Newsletter
BGH stärkt Vertretungsbefugnisse des Besonderen Vertreters
Mit Urteil vom 21.06.2022 (II ZR 181/21) bestätigte der BGH, dass der Besondere Vertreter zur Verfolgung der von ihm geltend zu machenden Ersatzansprüche Rechtsanwälte im Namen der AG beauftragen kann und in einem Vergütungsprozess dieser Anwälte gegen die AG die Gesellschaft vertritt.
Der BGH hat in einer wichtigen Frage ein weiteres Mal die Rechte des Besonderen Vertreters einer Aktiengesellschaft (AG) gestärkt. Das Gesetz regelt nur rudimentär die Rechte und Vertretungsbefugnisse eines Besonderen Vertreters, den die Hauptversammlung bestellt hat, um Ersatzansprüche der AG geltend zu machen. In früheren Entscheidungen hatte die höchstrichterliche Rechtsprechung u.a. festgestellt, dass der Besondere Vertreter Hilfsansprüche hat, um seine Aufgabe wahrnehmen zu können; so haben die Gerichte mehrfach bestätigt, dass der Besondere Vertreter Informationsansprüche hat und auch gegen den Widerstand des Vorstands gerichtlich durchsetzen kann. Auch hatte der BGH sein Recht anerkannt, sich als Nebenintervenient an Anfechtungsprozessen zu beteiligen, die seine Amtsstellung betreffen. Mit der vorliegenden Entscheidung bekräftigt der BGH, dass der Besondere Vertreter in seinem Aufgabenkreis Vorstand und Aufsichtsrat verdrängt und die Gesellschaft vertritt, und zwar auch beim Abschluss erforderlicher Hilfsgeschäfte. Der BGH betont, dass der Besondere Vertreter die Befugnis habe, zu seiner Unterstützung bei der Anspruchsverfolgung einen Rechtsanwalt im Namen der Gesellschaft zu beauftragen. Zahlt der Vorstand die Vergütung dieser Rechtsanwälte nicht, so dass diese ihr Honorar einklagen müssen, wird die AG im Honorarprozess nach den Feststellungen des BGH nicht von Vorstand und Aufsichtsrat, sondern durch den Besonderen Vertreter vertreten.

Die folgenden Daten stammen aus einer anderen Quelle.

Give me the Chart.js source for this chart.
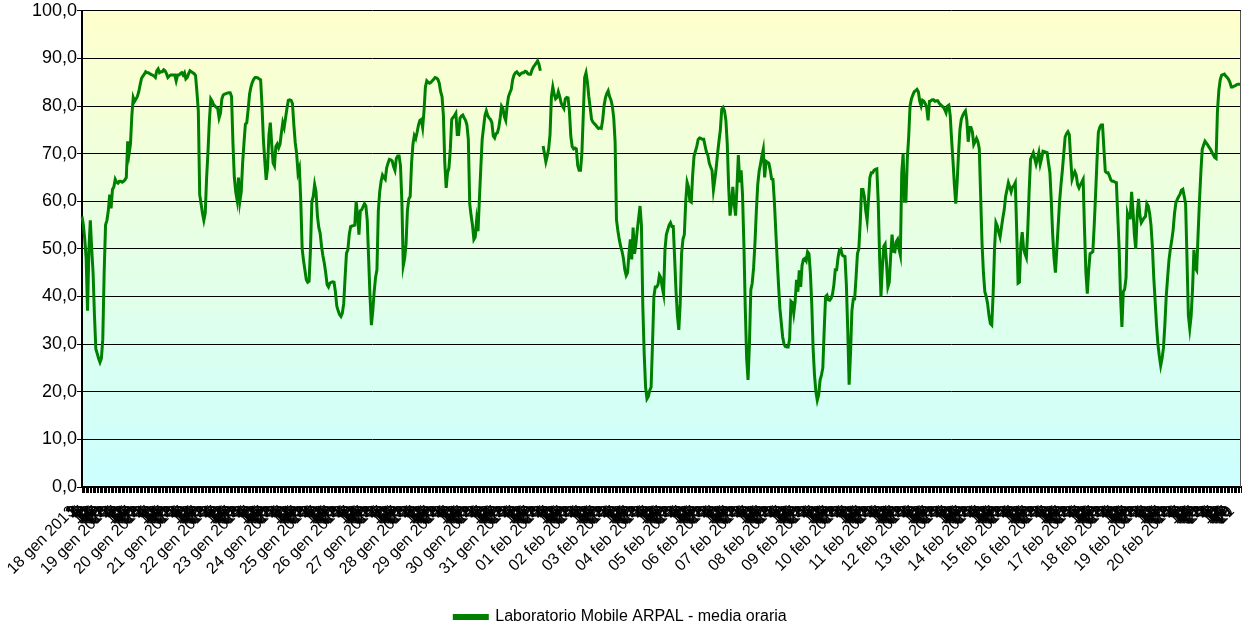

Was auf den ersten Blick wie eine reine Formfrage wirkt, geht jedoch weit darüber hinaus. Der BGH stärkt erheblich die Position des Besonderen Vertreters und die Funktionsfähigkeit dieses Rechtsinstituts. In der Praxis hat sich gezeigt, dass vom Vorstand häufig der Versuch unternommen wird, die Tätigkeit des Besonderen Vertreters dadurch zu torpedieren, dass die vom Besonderen Vertreter zur Anspruchsverfolgung bestellten Anwälte schlicht nicht bezahlt werden. Bekommt der zur Geltendmachung von Ersatzansprüchen bestellte Besondere Vertreter nicht die zur Erfüllung seiner Aufgaben notwendige Unterstützung, weil der Vorstand die dafür eingesetzten Hilfskräfte nicht bezahlt, verhindert der Vorstand damit zugleich eine erfolgreiche Geltendmachung der Ersatzansprüche. Eine solche faktische wirtschaftliche Blockademöglichkeit ist dem Vorstand durch die Entscheidung des BGH dadurch genommen, dass der Besondere Vertreter im Vergütungsprozess der Anwälte die AG vertritt und somit berechtigte Honorarforderungen anerkennen kann.
Die Entscheidung des BGH ist nur konsequent; denn sie betont, dass die Einsetzung eines Besonderen Vertreters durch die Aktionäre gerade eine Verfolgung von Ansprüchen der AG trotz Interessen- und Loyalitätskonflikten von Vorstand und Aufsichtsrat ermöglichen soll. Dieser Gesetzeszweck wird durch die vorliegende Entscheidung des BGH zusätzlich abgesichert, da sie verhindert, dass der Vorstand, dem durch die Einsetzung des Besonderen Vertreters gerade die Vertretungsbefugnis entzogen ist, rein faktisch über den Umweg der Verweigerung der Bezahlung von Hilfspersonen doch die von der Hauptversammlung beschlossene Geltendmachung von Ersatzansprüchen verhindern kann. Die Entscheidung ist daher zu begrüßen und fügt sich nahtlos in die bisherige Rechtsprechung des BGH zum Besonderen Vertreter ein.